Ainsi, les réserves de diamant dont regorge le sol du pays ont stimulé la croissance économique. Car, la transparence et le contrôle liés aux mécanismes de gouvernance démocratique ont rendu difficile le détournement des revenus du diamant par les hommes politiques, dont le train de vie modeste au Botswana rompt avec la tradition des chefs d’Etats africains dont les dépenses luxueuses ont souvent ruiné les budgets publics. Cette vie de luxe contribue à augmenter la valeur du pouvoir aux yeux de ces détenteurs et les incite à lutter pour le conserver. Or au Botswana, les revenus du diamant ont largement été investis dans l’éducation et la santé ce qui a conforté la démocratie et favorisé la paix sociale. D’un autre côté, l’existence d’une relative homogénéité ethnique et tribale et des rapports de forces équilibrées entre les groupes composants la société ont rendu difficile l’accaparement des revenus de cette ressource par un seul groupe.

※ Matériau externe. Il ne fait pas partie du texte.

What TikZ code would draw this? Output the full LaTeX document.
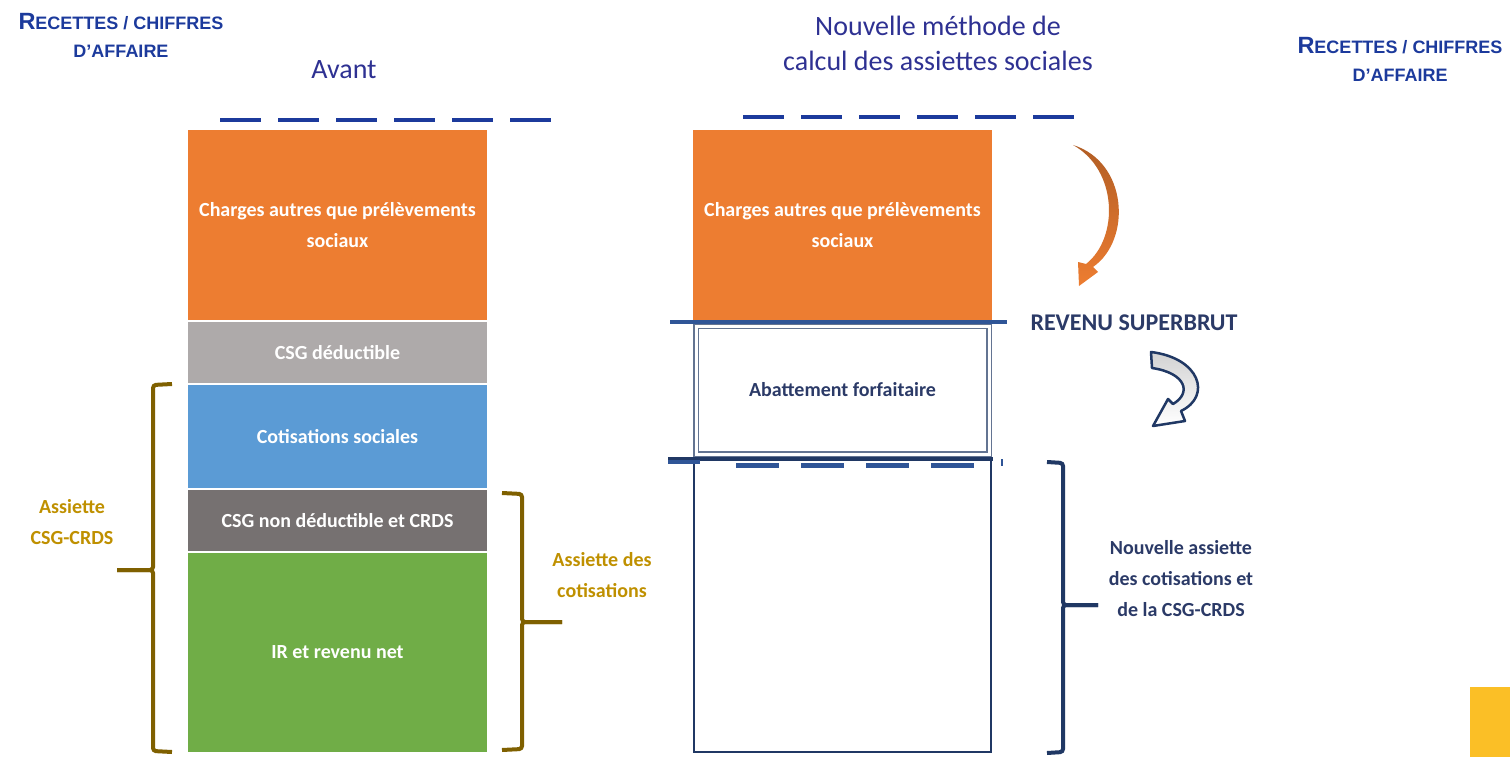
\documentclass[tikz,border=0pt]{standalone}
\usepackage{fontspec}
\setmainfont{Carlito}
\newfontfamily\arialfont{Liberation Sans}
\usetikzlibrary{arrows.meta,positioning}
\definecolor{orangeC}{HTML}{ED7D31}
\definecolor{grisC}{HTML}{AEAAAA}
\definecolor{bleuC}{HTML}{5B9BD5}
\definecolor{grisF}{HTML}{767171}
\definecolor{vertC}{HTML}{70AD47}
\definecolor{navy}{HTML}{203864}
\definecolor{navyT}{HTML}{2B3A67}
\definecolor{bleuL}{HTML}{2F5597}
\definecolor{bleuR}{HTML}{1C3A9C}
\definecolor{titre}{HTML}{2E3192}
\definecolor{olive}{HTML}{7F6000}
\definecolor{dore}{HTML}{BF9000}
\definecolor{jaune}{HTML}{FBBF26}
\newcommand{\grandR}{\fontsize{23.5}{28}\selectfont}

\begin{document}
\begin{tikzpicture}[x=1pt,y=-1pt,
    bloc/.style={minimum width=299pt,inner sep=0pt,outer sep=0pt,text=white,align=center,
      font=\fontsize{20}{31}\selectfont\bfseries},
    lbl/.style={align=center,font=\fontsize{20}{31}\selectfont\bfseries},
    rec/.style={align=center,text=bleuR,inner sep=0pt,font=\arialfont\bfseries\fontsize{18}{28}\selectfont},
    tiret/.style={bleuR,line width=4.5pt,dash pattern=on 41pt off 17pt},
    acc/.style={line width=4pt,rounded corners=3pt}]
  \useasboundingbox (0,0) rectangle (1510,757);

  % titres
  \node[rec] (recG) at (121,35) {{\grandR R}ECETTES / CHIFFRES\\D’AFFAIRE};
  \node[rec] (recD) at (1400,59) {{\grandR R}ECETTES / CHIFFRES\\D’AFFAIRE};
  \node[titre,font=\fontsize{28}{34}\selectfont] (avant) at (344,70) {Avant};
  \node[titre,align=center,font=\fontsize{28}{35}\selectfont] (nouv) at (938,43) {Nouvelle méthode de\\calcul des assiettes sociales};

  % avant
  \draw[tiret] (220,120) -- (552,120);
  \node[bloc,fill=orangeC,minimum height=190pt] (chA) at (337.5,225) {Charges autres que prélèvements\\sociaux};
  \node[bloc,fill=grisC,minimum height=61pt] (csgd) at (337.5,352.5) {CSG déductible};
  \node[bloc,fill=bleuC,minimum height=103pt] (cotis) at (337.5,436.5) {Cotisations sociales};
  \node[bloc,fill=grisF,minimum height=61pt] (csgn) at (337.5,520.5) {CSG non déductible et CRDS};
  \node[bloc,fill=vertC,minimum height=199pt] (ir) at (337.5,652.5) {IR et revenu net};

  \draw[acc,olive] (172,384) -- (153,385) -- (153,570) -- (117,570);
  \draw[acc,olive] (117,570) -- (153,570) -- (153,751) -- (172,752);
  \node[lbl,dore] (assG) at (72,522) {Assiette\\CSG-CRDS};
  \draw[acc,olive] (502,493) -- (522,494) -- (522,622) -- (562,622);
  \draw[acc,olive] (562,622) -- (522,622) -- (522,749) -- (502,750);
  \node[lbl,dore] (assC) at (602,575) {Assiette des\\cotisations};

  % nouvelle methode
  \draw[tiret] (743,117) -- (1075,117);
  \node[bloc,fill=orangeC,minimum height=190pt] (chB) at (842.5,225) {Charges autres que prélèvements\\sociaux};
  \node[bloc,text=navyT,draw=navy!70,double=white,double distance=3pt,line width=1.2pt,
    minimum width=293pt,minimum height=128pt] (abat) at (842.5,390) {Abattement forfaitaire};
  \node[bloc,draw=navy,line width=2.5pt,minimum width=297pt,minimum height=292pt] (base) at (842.5,606) {};
  \draw[bleuL,line width=4pt] (670,322) -- (1007,322);
  \draw[navy,line width=4pt] (668,459) -- (993,459);
  \draw[bleuL,line width=5pt,dash pattern=on 43pt off 22pt] (736,465) -- (986,465);
  \draw[bleuL,line width=4pt] (668,462) -- (700,462);
  \draw[bleuL,line width=1.5pt] (1002,459) -- (1002,466);

  \node[navyT,font=\fontsize{24}{28}\selectfont\bfseries] (sbrut) at (1134,323) {REVENU SUPERBRUT};

  % fleches
  \shade[top color=orangeC!75!black,bottom color=orangeC]
    (1073,145) .. controls (1128,162) and (1132,240) .. (1093,267)
    -- (1098,272) -- (1079,286) -- (1078,262) -- (1086,264)
    .. controls (1119,238) and (1118,170) .. (1073,145) -- cycle;
  \draw[navy,line width=2.5pt,line join=round,top color=gray!35,bottom color=white]
    (1151,352) .. controls (1200,358) and (1212,396) .. (1181,411)
    -- (1185,421) -- (1153,426) -- (1168,399) -- (1173,404)
    .. controls (1192,393) and (1186,373) .. (1152,368) -- cycle;

  \draw[acc,navy] (1047,462) -- (1063,463) -- (1063,605) -- (1098,605);
  \draw[acc,navy] (1098,605) -- (1063,605) -- (1063,752) -- (1047,753);
  \node[lbl,navyT] (assN) at (1181,579) {Nouvelle assiette\\des cotisations et\\de la CSG-CRDS};

  \fill[jaune] (1470,687) rectangle (1510,757);
\end{tikzpicture}
\end{document}
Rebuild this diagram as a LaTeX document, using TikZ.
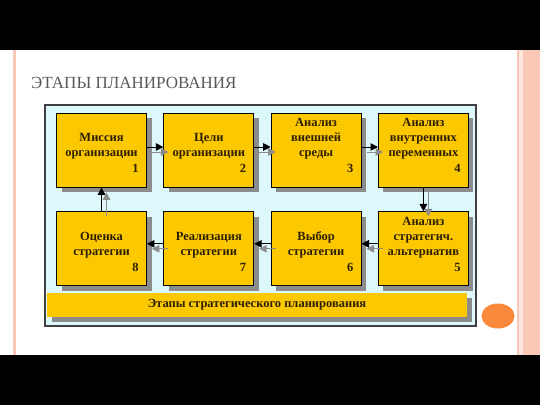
\documentclass[tikz,border=0pt]{standalone}
\usepackage{fontspec}
\setmainfont{Liberation Serif}
\usetikzlibrary{arrows.meta,positioning,shadows}

\definecolor{boxyellow}{HTML}{FCC800}
\definecolor{panelcyan}{HTML}{DCF8FA}
\definecolor{shadowgray}{HTML}{8C8C8C}
\definecolor{inkbrown}{HTML}{2E2000}
\definecolor{slidepink}{HTML}{F9C8B6}
\definecolor{dotorange}{HTML}{F98A3C}
\definecolor{titlegray}{HTML}{5A5A5A}

\begin{document}
\begin{tikzpicture}[x=1pt,y=-1pt,font=\bfseries\fontsize{12.5}{15}\selectfont,
  stage/.style={draw=black,line width=0.8pt,fill=boxyellow,minimum width=90pt,minimum height=74pt,inner sep=0pt,
    drop shadow={shadow xshift=5pt,shadow yshift=-5pt,fill=shadowgray,opacity=1}},
  stagetext/.style={text=inkbrown,align=center,inner sep=0pt},
  stagenum/.style={text=inkbrown,anchor=base east,inner sep=0pt},
  flow/.style={-{Triangle[length=7.5pt,width=7.5pt]},line width=1pt,black},
  flowshadow/.style={flow,shadowgray,transform canvas={xshift=5pt,yshift=-5pt}}]
\useasboundingbox (0,0) rectangle (540,405);

% slide frame
\fill[black] (0,0) rectangle (540,50);
\fill[black] (0,355) rectangle (540,405);
\fill[slidepink] (13,50) rectangle (15.5,355);
\fill[slidepink] (516.5,50) rectangle (518.5,355);
\fill[slidepink!45] (518.5,50) rectangle (523,355);
\fill[slidepink] (523,50) rectangle (540,355);
\fill[dotorange] (498,316) ellipse [x radius=16.5, y radius=12.5];

\node[anchor=base west,inner sep=0pt,text=titlegray,font=\fontsize{17}{20}\selectfont] (title) at (31,88) {ЭТАПЫ ПЛАНИРОВАНИЯ};

% panel
\draw[fill=panelcyan,draw=black!75,line width=1.5pt] (45,105) rectangle (476,326);

% stages
\node[stage] (b1) at (101.5,150) {};
\node[stage,right=16.5pt of b1] (b2) {};
\node[stage,right=16.5pt of b2] (b3) {};
\node[stage,right=16.5pt of b3] (b4) {};
\node[stage,below=24pt of b4] (b5) {};
\node[stage,left=16.5pt of b5] (b6) {};
\node[stage,left=16.5pt of b6] (b7) {};
\node[stage,left=16.5pt of b7] (b8) {};

\node[stagetext] (t1) at ([yshift=4pt]b1.center) {Миссия\\организации};
\node[stagetext] (t2) at ([yshift=4pt]b2.center) {Цели\\организации};
\node[stagetext] (t3) at ([yshift=11pt]b3.center) {Анализ\\внешней\\среды};
\node[stagetext] (t4) at ([yshift=11pt]b4.center) {Анализ\\внутренних\\переменных};
\node[stagetext] (t5) at ([yshift=11pt]b5.center) {Анализ\\стратегич.\\альтернатив};
\node[stagetext] (t6) at ([yshift=4pt]b6.center) {Выбор\\стратегии};
\node[stagetext] (t7) at ([yshift=4pt]b7.center) {Реализация\\стратегии};
\node[stagetext] (t8) at ([yshift=4pt]b8.center) {Оценка\\стратегии};

\foreach \i in {1,...,8}
  \node[stagenum] (n\i) at ([xshift=-8pt,yshift=15pt]b\i.south east) {\i};

% bottom band
\node[stage,draw=none,minimum width=420pt,minimum height=24pt] (band) at (257,305) {};
\node[stagetext] (bandtext) at (band.center) {Этапы стратегического планирования};

% connectors
\foreach \a/\b in {b1/b2,b2/b3,b3/b4}{
  \draw[flowshadow] ([yshift=3pt]\a.east) -- ([yshift=3pt]\b.west);
  \draw[flow] ([yshift=3pt]\a.east) -- ([yshift=3pt]\b.west);
}
\foreach \a/\b in {b5/b6,b6/b7,b7/b8}{
  \draw[flowshadow] ([yshift=5pt]\a.west) -- ([yshift=5pt]\b.east);
  \draw[flow] ([yshift=5pt]\a.west) -- ([yshift=5pt]\b.east);
}
\draw[flowshadow] (b4.south) -- (b5.north);
\draw[flow] (b4.south) -- (b5.north);
\draw[flowshadow] (b8.north) -- (b1.south);
\draw[flow] (b8.north) -- (b1.south);

\end{tikzpicture}
\end{document}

Finalement, on peut dire que les performances économiques et politiques du Botswana ont constitué une exception dans un contexte africain dominé par la misère, les guerres civiles et les dictatures. Toutefois deux préoccupations majeures risquent de perturber la stabilité de ce pays.
Il s’agit de la persistance de fortes inégalités et le nombre important de personnes atteintes par le virus du sida. Une réflexion sur ces deux problèmes s’impose car l’avenir de la démocratie et de la croissance économique en dépend fortement.

* Chercheur au Centre d’analyse économique à l’Université Paul Cézanne.